Right? That's something that most corporations in America fail miserably at because a CEO, a top executive gets paid so much more than the people working in the stores. That's one of the reasons that there's these adversarial relationships that the workers think well, gosh, labor unions make this argument that the CEO is getting paid through stock options, you know, $25-30-40 million a year, that's really unfair to everybody else in the organization.

I'm very sympathetic to that argument, I agree with that. So you have an internal equity . . . everybody's pay relative to everybody else within the organization . . . there has to be a sense of fairness there. That's why we have a salary cap. Because of our desire to have a sense of basic . . . so the average cashier doesn't feel like they're being cheated relative to everyone else in the organization. It's also why we have open books.

When everybody gets paid at Whole Foods, you can find out what everybody else gets paid, it's not a secret. We have that as open information.

But you also have to pay attention to external equity. What are your people getting paid relative to the competitors? You not only have to worry about what your management is getting paid but what are your cashiers getting paid and what are your clerks and stockers and grocery people getting paid because remember they can go work for one of your competitors too.

So there's a market out there that you have to be competitive with. Hey, we pay very well because we don't want our team members to have to go work for one of our competitors, we want them to stay with Whole Foods Market and our turnover is pretty low as a result of that. Well, the same argument is made . . . we don't' want . . . as we've gotten more successful and it's just like Safeway and Walden-Mart are selling more organic produce, our top executives are being solicited more and more and more by headhunters, by executive search firms to go work for our competitors.

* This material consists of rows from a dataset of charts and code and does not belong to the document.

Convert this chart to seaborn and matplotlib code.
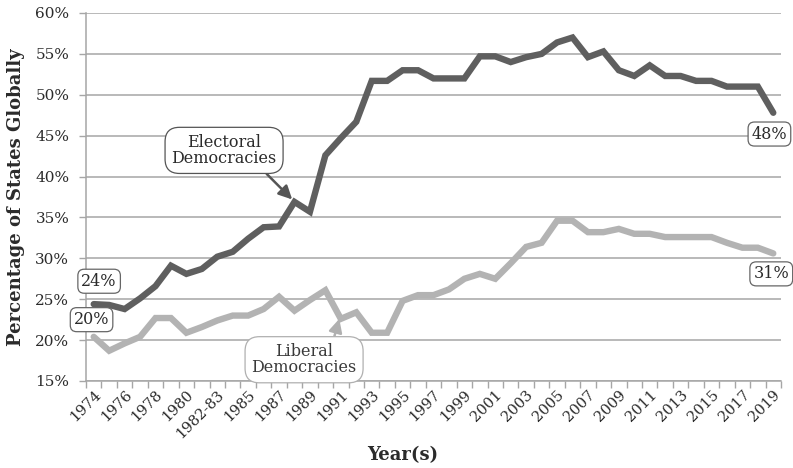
import matplotlib
matplotlib.use("Agg")
import matplotlib.pyplot as plt
import seaborn as sns
import pandas as pd
import numpy as np
from matplotlib.ticker import FuncFormatter, FixedLocator

years = ["1974", "1975", "1976", "1977", "1978", "1979", "1980", "1981", "1982-83",
         "1984", "1985", "1986", "1987", "1988", "1989", "1990", "1991", "1992",
         "1993", "1994", "1995", "1996", "1997", "1998", "1999", "2000", "2001",
         "2002", "2003", "2004", "2005", "2006", "2007", "2008", "2009", "2010",
         "2011", "2012", "2013", "2014", "2015", "2016", "2017", "2018", "2019"]

electoral = [24.4, 24.3, 23.8, 25.1, 26.6, 29.1, 28.1, 28.7, 30.2, 30.8, 32.4, 33.8,
             33.9, 36.9, 35.7, 42.6, 44.7, 46.7, 51.7, 51.7, 53.0, 53.0, 52.0, 52.0,
             52.0, 54.7, 54.7, 54.0, 54.6, 55.0, 56.4, 57.0, 54.6, 55.3, 53.0, 52.3,
             53.6, 52.3, 52.3, 51.7, 51.7, 51.0, 51.0, 51.0, 47.8]

liberal = [20.4, 18.7, 19.6, 20.4, 22.7, 22.7, 20.9, 21.6, 22.4, 23.0, 23.0, 23.8,
           25.3, 23.6, 24.9, 26.1, 22.6, 23.4, 20.9, 20.9, 24.8, 25.5, 25.5, 26.2,
           27.5, 28.1, 27.5, 29.4, 31.4, 31.9, 34.6, 34.6, 33.2, 33.2, 33.6, 33.0,
           33.0, 32.6, 32.6, 32.6, 32.6, 31.9, 31.3, 31.3, 30.6]

series_names = ["Electoral Democracies", "Liberal Democracies"]
end_labels = ["48%", "31%"]
start_labels = ["24%", "20%"]

sns.set_theme(style="white")
plt.rcParams["font.family"] = ["DejaVu Serif"]

idx = np.arange(len(years))
df = pd.DataFrame({
    "idx": np.concatenate([idx, idx]),
    "value": electoral + liberal,
    "series": [series_names[0]] * len(years) + [series_names[1]] * len(years),
})

dark = "#5f5f5f"
light = "#b3b3b3"
grid_c = "#a6a6a6"
text_c = "#2b2b2b"

fig = plt.figure(figsize=(7.93, 4.68), dpi=100)
ax = fig.add_axes([86 / 793, 1 - 381 / 468, (781 - 86) / 793, (381 - 13) / 468])

sns.lineplot(data=df, x="idx", y="value", hue="series",
             palette={series_names[0]: dark, series_names[1]: light},
             linewidth=4.6, legend=False, ax=ax, zorder=3)
for line in ax.lines:
    line.set_solid_capstyle("round")
    line.set_solid_joinstyle("miter")

ax.set_xlim(-0.5, len(years) - 0.5)
ax.set_ylim(15, 60)
ax.set_yticks(np.arange(15, 61, 5))
ax.yaxis.set_major_formatter(FuncFormatter(lambda v, p: f"{int(v)}%"))
ax.yaxis.grid(True, color=grid_c, linewidth=1.1)
ax.set_axisbelow(True)

ax.xaxis.set_major_locator(FixedLocator(idx[::2]))
ax.set_xticklabels(years[::2], rotation=45, ha="right", rotation_mode="anchor")
ax.xaxis.set_minor_locator(FixedLocator(np.arange(-0.5, len(years), 1.0)))
ax.tick_params(axis="x", which="major", length=0, pad=5, labelsize=10.6, labelcolor=text_c)
ax.tick_params(axis="x", which="minor", length=5, width=1, color=grid_c, direction="out", bottom=True)
ax.tick_params(axis="y", which="major", length=5, width=1, color=grid_c, left=True,
               labelsize=11, labelcolor=text_c, pad=7)

for s in ["top", "right"]:
    ax.spines[s].set_visible(False)
for s in ["left", "bottom"]:
    ax.spines[s].set_color(grid_c)
    ax.spines[s].set_linewidth(1.1)

ax.set_xlabel("")
ax.set_ylabel("Percentage of States Globally", fontsize=13, fontweight="bold", color=text_c)
ax.yaxis.set_label_coords(-0.088, 0.5)
fig.text(403 / 793, 1 - 455 / 468, "Year(s)", fontsize=13, fontweight="bold",
         color=text_c, ha="center", va="center")

vbox = dict(boxstyle="round,pad=0.22,rounding_size=0.4", fc="white", ec="#666666", lw=0.9)
ax.text(0.35, 27.2, start_labels[0], fontsize=11.5, color=text_c, ha="center", va="center", bbox=vbox, zorder=5)
ax.text(-0.14, 22.5, start_labels[1], fontsize=11.5, color=text_c, ha="center", va="center", bbox=vbox, zorder=5)
ax.text(43.75, 45.2, end_labels[0], fontsize=11.5, color=text_c, ha="center", va="center", bbox=vbox, zorder=5)
ax.text(43.87, 28.1, end_labels[1], fontsize=11.5, color=text_c, ha="center", va="center", bbox=vbox, zorder=5)

ax.annotate("Electoral\nDemocracies", xy=(12.85, 37.2), xytext=(8.44, 43.2),
            fontsize=11.5, color=text_c, ha="center", va="center", linespacing=0.95,
            bbox=dict(boxstyle="round,pad=0.4,rounding_size=0.9", fc="white", ec="#555555", lw=0.9),
            arrowprops=dict(arrowstyle="-|>,head_length=0.7,head_width=0.35", color="#555555",
                            lw=1.8, relpos=(0.84, 0.0), shrinkA=0, shrinkB=0),
            zorder=6)
ax.annotate("Liberal\nDemocracies", xy=(15.9, 22.6), xytext=(13.62, 17.6),
            fontsize=11.5, color="#3a3a3a", ha="center", va="center", linespacing=0.95,
            bbox=dict(boxstyle="round,pad=0.4,rounding_size=0.9", fc="white", ec="#b0b0b0", lw=0.9),
            arrowprops=dict(arrowstyle="-|>,head_length=0.7,head_width=0.35", color="#b0b0b0",
                            lw=1.8, relpos=(0.77, 1.0), shrinkA=0, shrinkB=0),
            zorder=6)

fig.savefig("out.png", dpi=100)
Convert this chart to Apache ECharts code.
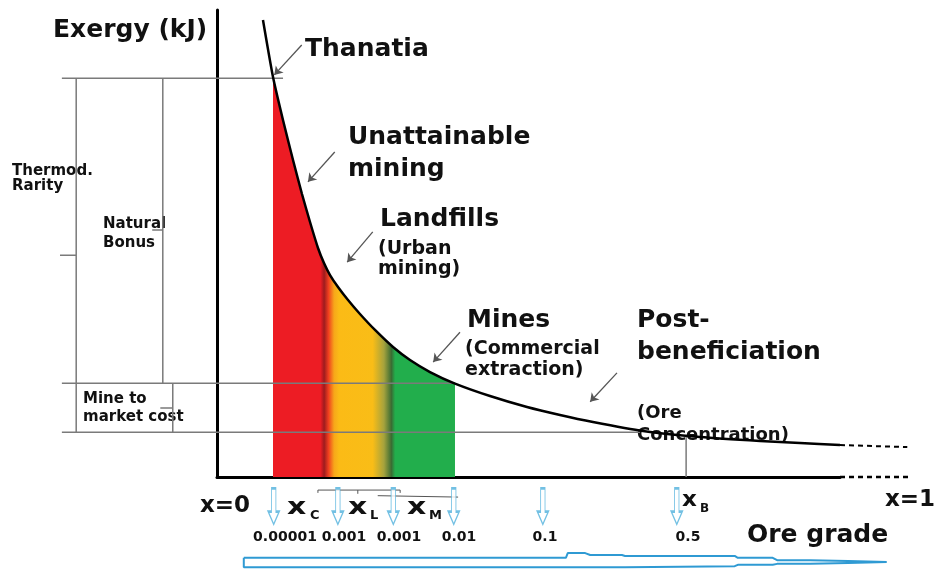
<!DOCTYPE html>
<html>
<head>
<meta charset="utf-8">
<script src="https://cdn.jsdelivr.net/npm/echarts@6/dist/echarts.min.js"></script>
<style>
html, body { margin: 0; padding: 0; background: #fff; }
#chart1 { width: 935px; height: 569px; }
</style>
</head>
<body>
<div id="chart1"></div>
<script>
//schematic units: x = ore grade position (0..100 along axis), y = exergy (0..100)

//exergy curve
var curveX = [7.38, 8.99, 10.59, 12.20, 13.64, 14.93, 16.21, 17.17, 18.14, 19.42, 21.03, 22.95, 25.36, 28.25, 30.98, 34.19, 38.2,
	43.82, 49.76, 55.06, 60.35, 68.38, 77.53, 87.16, 93.58, 100];
var curveY = [97.86, 85.65, 76.45, 67.88, 60.60, 54.60, 49.04, 45.82, 43.25, 40.69, 37.90, 34.90, 31.48, 27.84, 25.05, 22.48, 20.0,
	17.34, 14.99, 13.28, 11.78, 9.85, 8.57, 7.71, 7.28, 6.85];
var tailX = [100, 110.8];
var tailY = [6.85, 6.4];
var axisTailX = [100, 111.2];

//coloured band under the curve (red -> yellow -> green)
var fillFrom = 8.99;
var fillTo = 38.2;

//reference levels
var levelNames = ["Thanatia", "Mine", "Market"];
var levelY = [85.4, 20.1, 9.6];
var levelStart = -24.9;
var levelEnd = [10.6, 38.2, 67.9];
var xB = 75.3;
var xBTop = 8.8;

//braces on the left
var braceNames = ["Thermod. Rarity", "Natural Bonus", "Mine to market cost"];
var braceX = [-22.6, -8.7, -7.1];
var braceTop = [85.4, 85.4, 20.1];
var braceBottom = [9.6, 20.1, 9.6];
var braceMid = [47.5, 52.9, 14.8];
var braceTick = [-25.2, -10.4, -9.1];

//annotation arrows
var arrowFrom = [[13.6, 92.5], [18.9, 69.6], [25.0, 52.5], [39.0, 31.0], [64.2, 22.3]];
var arrowTo = [[9.2, 86.1], [14.6, 63.2], [20.9, 46.0], [34.7, 24.6], [59.9, 16.1]];

//ore grade markers
var gradeX = [9.1, 19.4, 28.3, 38.0, 52.3, 73.8];
var gradeY = -6.3;
var gradeLabels = ["0.00001", "0.001", "0.001", "0.01", "0.1", "0.5"];
var gradeLabelPx = [285, 344, 399, 459, 545, 688];

//ranges under the axis (x_L, x_M)
var rangeL = [16.2, 29.4, 22.6];
var rangeM = [25.8, 38.7];

//big ore grade arrow (outline)
var bandX = [4.3, 56.0, 56.3, 59.1, 59.9, 65.0, 65.5, 83.1, 83.6, 89.2, 89.9, 95.2, 95.2, 101.3, 101.3, 107.5,
	107.5, 101.3, 101.3, 95.2, 89.9, 89.2, 83.6, 83.1, 65.5, 4.3, 4.3];
var bandY = [-17.3, -17.3, -16.3, -16.3, -16.7, -16.7, -16.9, -16.9, -17.3, -17.3, -17.8, -17.8, -18.0, -18.0, -18.2, -18.2,
	-18.4, -18.4, -18.6, -18.6, -18.6, -18.8, -18.8, -19.1, -19.3, -19.3, -17.3];

/**********************************************/
var chart = echarts.init(document.getElementById("chart1"));

var FONT = '"DejaVu Sans", sans-serif';
var W = 935, H = 569;
var G = { left: 217, right: 95, top: 10, bottom: 92 };

//full-canvas grid with the same scale, so marks outside the axes can be drawn
var pxX = (W - G.left - G.right) / 100;
var pxY = (H - G.top - G.bottom) / 100;
var fullX = [-G.left / pxX, 100 + G.right / pxX];
var fullY = [-G.bottom / pxY, 100 + G.top / pxY];

function zip(xs, ys) {
	var out = [];
	for (var i = 0; i < xs.length; i++) out.push([xs[i], ys[i]]);
	return out;
}

//plain polyline
function seg(data, color, width, type) {
	return {
		type: "line",
		xAxisIndex: 1,
		yAxisIndex: 1,
		data: data,
		showSymbol: false,
		symbol: "none",
		silent: true,
		z: 4,
		lineStyle: { color: color, width: width, type: type || "solid" }
	};
}

//text helper
function txt(s, x, y, size, align, sx) {
	return {
		type: "text",
		x: x,
		y: y,
		scaleX: sx || 1,
		silent: true,
		style: {
			text: s,
			font: "bold " + size + "px " + FONT,
			fill: "#111",
			align: align || "left",
			verticalAlign: "middle"
		}
	};
}

//gradient stop at a given x inside the coloured band
function stop(x, color) {
	return { offset: (x - fillFrom) / (fillTo - fillFrom), color: color };
}

var series = [];

//coloured area
var fillData = [];
for (let i = 0; i < curveX.length; i++) {
	if (curveX[i] >= fillFrom && curveX[i] <= fillTo) fillData.push([curveX[i], curveY[i]]);
}
series.push({
	type: "line",
	xAxisIndex: 1,
	yAxisIndex: 1,
	data: fillData,
	smooth: 0.2,
	showSymbol: false,
	symbol: "none",
	silent: true,
	z: 1,
	lineStyle: { width: 0 },
	areaStyle: {
		opacity: 1,
		origin: 0,
		color: new echarts.graphic.LinearGradient(0, 0, 1, 0, [
			stop(fillFrom, "#ed1c24"),
			stop(16.6, "#ed1c24"),
			stop(17.2, "#9e1b1e"),
			stop(17.9, "#f0401f"),
			stop(18.8, "#f7a71a"),
			stop(19.6, "#fbbb16"),
			stop(25.0, "#f9bd17"),
			stop(26.8, "#a5a23d"),
			stop(28.0, "#3a6b33"),
			stop(28.6, "#22ae4c"),
			stop(fillTo, "#22ae4c")
		])
	}
});

//reference levels
for (let i = 0; i < levelY.length; i++) {
	series.push(seg([[levelStart, levelY[i]], [levelEnd[i], levelY[i]]], "#7a7a7a", 1.5));
}
series.push(seg([[xB, 0], [xB, xBTop]], "#7a7a7a", 1.5));

//braces
for (let i = 0; i < braceX.length; i++) {
	series.push(seg([
		[braceX[i], braceTop[i]],
		[braceX[i], braceMid[i]],
		[braceTick[i], braceMid[i]],
		[braceX[i], braceMid[i]],
		[braceX[i], braceBottom[i]]
	], "#7a7a7a", 1.5));
}

//curve
var curve = seg(zip(curveX, curveY), "#000", 2.5);
curve.smooth = 0.2;
curve.z = 6;
series.push(curve);
series.push(seg(zip(tailX, tailY), "#000", 2, [5, 4]));
series.push(seg([[axisTailX[0], 0], [axisTailX[1], 0]], "#000", 2.5, [5, 4]));

//ranges under axis
series.push(seg([[rangeL[0], -3.4], [rangeL[0], -2.8], [rangeL[1], -2.8], [rangeL[1], -3.4]], "#555", 1));
series.push(seg([[rangeL[2], -2.8], [rangeL[2], -3.6]], "#555", 1));
series.push(seg([[rangeM[0], -4.0], [rangeM[0], -4.3], [rangeM[1], -4.3]], "#555", 1));

//big ore grade arrow
series.push(seg(zip(bandX, bandY), "#2f9ad3", 2));

//grade markers
series.push({
	type: "scatter",
	xAxisIndex: 1,
	yAxisIndex: 1,
	data: gradeX.map(function (x) { return [x, gradeY]; }),
	symbol: "path://M3,0 L7,0 L7,22 L10,22 L5,34 L0,22 L3,22 Z",
	symbolSize: [11, 36],
	silent: true,
	z: 5,
	itemStyle: { color: "#fff", borderColor: "#4fb0dc", borderWidth: 1.5 }
});

//annotation arrows
series.push({
	type: "lines",
	coordinateSystem: "cartesian2d",
	xAxisIndex: 1,
	yAxisIndex: 1,
	symbol: ["none", "arrow"],
	symbolSize: 8,
	silent: true,
	z: 6,
	lineStyle: { color: "#555", width: 1.3, opacity: 1 },
	data: arrowFrom.map(function (p, i) { return { coords: [p, arrowTo[i]] }; })
});

var graphics = [
	txt("Exergy (kJ)", 53, 30.6, 25),
	txt("Thanatia", 305, 49.6, 25),
	txt("Unattainable", 348, 137.6, 25),
	txt("mining", 348, 169.6, 25),
	txt("Landfills", 380, 219.6, 25),
	txt("(Urban", 378, 249.4, 19),
	txt("mining)", 378, 269.4, 19),
	txt("Mines", 467, 320.6, 25),
	txt("(Commercial", 465, 349.4, 19),
	txt("extraction)", 465, 370.4, 19),
	txt("Post-", 637, 320.6, 25),
	txt("beneficiation", 637, 352.6, 25),
	txt("(Ore", 637, 413.7, 18),
	txt("Concentration)", 637, 435.7, 18),
	txt("Thermod.", 12, 171.5, 15),
	txt("Rarity", 12, 186.5, 15),
	txt("Natural", 103, 224.5, 15),
	txt("Bonus", 103, 243.5, 15),
	txt("Mine to", 83, 399.5, 15),
	txt("market cost", 83, 417.5, 15),
	txt("x=0", 200, 506.2, 23),
	txt("x", 287, 508, 23, "left", 1.3), txt("C", 310, 516, 13),
	txt("x", 348, 508, 23, "left", 1.3), txt("L", 370, 516, 13),
	txt("x", 407, 508, 23, "left", 1.3), txt("M", 429, 516, 13),
	txt("x", 682, 501, 21, "left", 1.1), txt("B", 700, 508.5, 12),
	txt("x=1", 885, 500, 23),
	txt("Ore grade", 747, 535.6, 25)
];
for (let i = 0; i < gradeLabels.length; i++) {
	graphics.push(txt(gradeLabels[i], gradeLabelPx[i], 537.8, 14, "center"));
}

var hiddenAxis = {
	show: false,
	type: "value",
	axisLine: { show: false },
	axisTick: { show: false },
	axisLabel: { show: false },
	splitLine: { show: false }
};

var option = {
	animation: false,
	backgroundColor: "#fff",
	grid: [
		G,
		{ left: 0, right: 0, top: 0, bottom: 0 }
	],
	xAxis: [{
		type: "value",
		gridIndex: 0,
		min: 0,
		max: 100,
		axisLine: { show: true, onZero: false, lineStyle: { color: "#000", width: 3 } },
		axisTick: { show: false },
		axisLabel: { show: false },
		splitLine: { show: false }
	}, Object.assign({}, hiddenAxis, { gridIndex: 1, min: fullX[0], max: fullX[1] })],
	yAxis: [{
		type: "value",
		gridIndex: 0,
		min: 0,
		max: 100,
		axisLine: { show: true, onZero: false, lineStyle: { color: "#000", width: 3 } },
		axisTick: { show: false },
		axisLabel: { show: false },
		splitLine: { show: false }
	}, Object.assign({}, hiddenAxis, { gridIndex: 1, min: fullY[0], max: fullY[1] })],
	series: series,
	graphic: graphics
};

chart.setOption(option);
</script>
</body>
</html>
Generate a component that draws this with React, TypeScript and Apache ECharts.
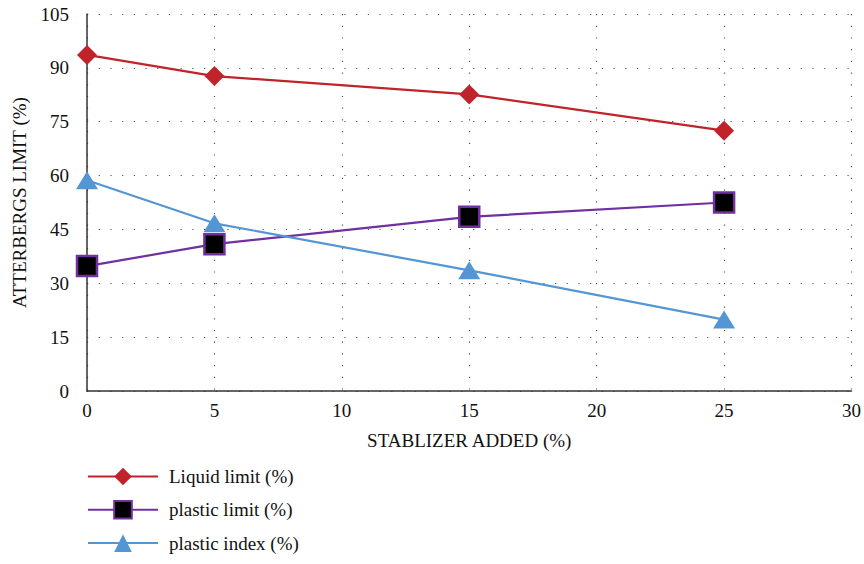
import React, { useEffect, useRef } from "react";
import * as echarts from "echarts";

const xValues = [0, 5, 15, 25];
const liquidLimit = [93.6, 87.7, 82.6, 72.5];
const plasticLimit = [34.8, 40.9, 48.5, 52.5];
const plasticIndex = [58.7, 46.7, 33.6, 19.9];

const seriesNames = ["Liquid limit (%)", "plastic limit (%)", "plastic index (%)"];
const xAxisName = "STABLIZER ADDED (%)";
const yAxisName = "ATTERBERGS LIMIT (%)";

const FONT = "Times New Roman, Liberation Serif, DejaVu Serif, serif";

export default function App() {
  const ref = useRef<HTMLDivElement>(null);
  useEffect(() => {
    if (!ref.current) return;
    const chart = echarts.init(ref.current, undefined, { renderer: "svg" });
    const pair = (ys: number[]) => xValues.map((x, i) => [x, ys[i]]);
    const split = {
      show: true,
      lineStyle: { color: "#555", width: 1.2, type: [1.2, 10.5] as any },
    };
    chart.setOption({
      animation: false,
      backgroundColor: "#fff",
      textStyle: { fontFamily: FONT },
      grid: { left: 87, right: 11, top: 14, bottom: 173, containLabel: false },
      xAxis: {
        type: "value",
        min: 0,
        max: 30,
        interval: 5,
        name: xAxisName,
        nameLocation: "middle",
        nameGap: 40,
        nameTextStyle: { fontFamily: FONT, fontSize: 19, color: "#111" },
        axisLine: { show: true, lineStyle: { color: "#333", width: 1.5 } },
        axisTick: { show: false },
        axisLabel: { fontFamily: FONT, fontSize: 19, color: "#111", margin: 10 },
        splitLine: split,
      },
      yAxis: {
        type: "value",
        min: 0,
        max: 105,
        interval: 15,
        name: yAxisName,
        nameLocation: "middle",
        nameGap: 58,
        nameTextStyle: { fontFamily: FONT, fontSize: 19, color: "#111" },
        axisLine: { show: true, lineStyle: { color: "#333", width: 1.5 } },
        axisTick: { show: false },
        axisLabel: { fontFamily: FONT, fontSize: 19, color: "#111", margin: 18 },
        splitLine: split,
      },
      legend: {
        orient: "vertical",
        left: 87,
        top: 467,
        padding: 0,
        itemWidth: 70,
        itemHeight: 22,
        itemGap: 14,
        textStyle: { fontFamily: FONT, fontSize: 19, color: "#111", padding: [0, 0, 0, 6] },
        data: seriesNames,
      },
      series: [
        {
          name: seriesNames[0],
          type: "line",
          data: pair(liquidLimit),
          symbol: "diamond",
          symbolSize: 20,
          lineStyle: { color: "#C1232B", width: 2.2 },
          itemStyle: { color: "#C1232B" },
        },
        {
          name: seriesNames[1],
          type: "line",
          data: pair(plasticLimit),
          symbol: "rect",
          symbolSize: 20,
          lineStyle: { color: "#7030A0", width: 2.2 },
          itemStyle: { color: "#000", borderColor: "#7030A0", borderWidth: 2.5 },
        },
        {
          name: seriesNames[2],
          type: "line",
          data: pair(plasticIndex),
          symbol: "triangle",
          symbolSize: [22, 18],
          lineStyle: { color: "#5496D3", width: 2.2 },
          itemStyle: { color: "#5496D3" },
        },
      ],
    });
    return () => chart.dispose();
  }, []);
  return (
    <div
      ref={ref}
      style={{ position: "absolute", left: 0, top: 0, width: 864, height: 564 }}
    />
  );
}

So we felt it was important to raise the cap in order to create less of incentive for our people to go work for our competitors. That's why we raised the cap.

RYSSDAL: This is a little bit like asking you to pick a favorite child or a favorite animal at your ranch or whatever . . .

MACKEY: So you better not ask the question.

(Laughter)

RYSSDAL: No, no, no . . . when you walk into one of your stores . . . when you walk into a Whole Foods Market . . . what's your favorite part?

MACKEY: Oh, what's my favorite part in the store? You know it depends upon the store actually because the stores are all unique.

RYSSDAL: Well, let's pick this one.

MACKEY: Without a doubt it would be this part of the store we're looking over right now the prepared foods. I mean it's very exciting to go to the trattoria at . . . if you go down there at the trattoria at dinnertime and you see people around the bar, they don't necessarily know each other but there's kind of a little bit of a singles scene going on there and you come in here at lunch and you see hundreds of people from all the downtown eating areas coming here to eat and it's packed.

I love that. That's very exciting to me. That's my favorite part of this particular store.

RYSSDAL: John Mackey is the co-founder, the chairman and the CEO of Whole Foods Market. Mr. Mackey, thanks a lot for your time.

MACKEY: Thanks for having me on, Kai.


[NOTE: The text above is an extended excerpt of the interview and may have been edited. It should not be taken as a verbatim record.]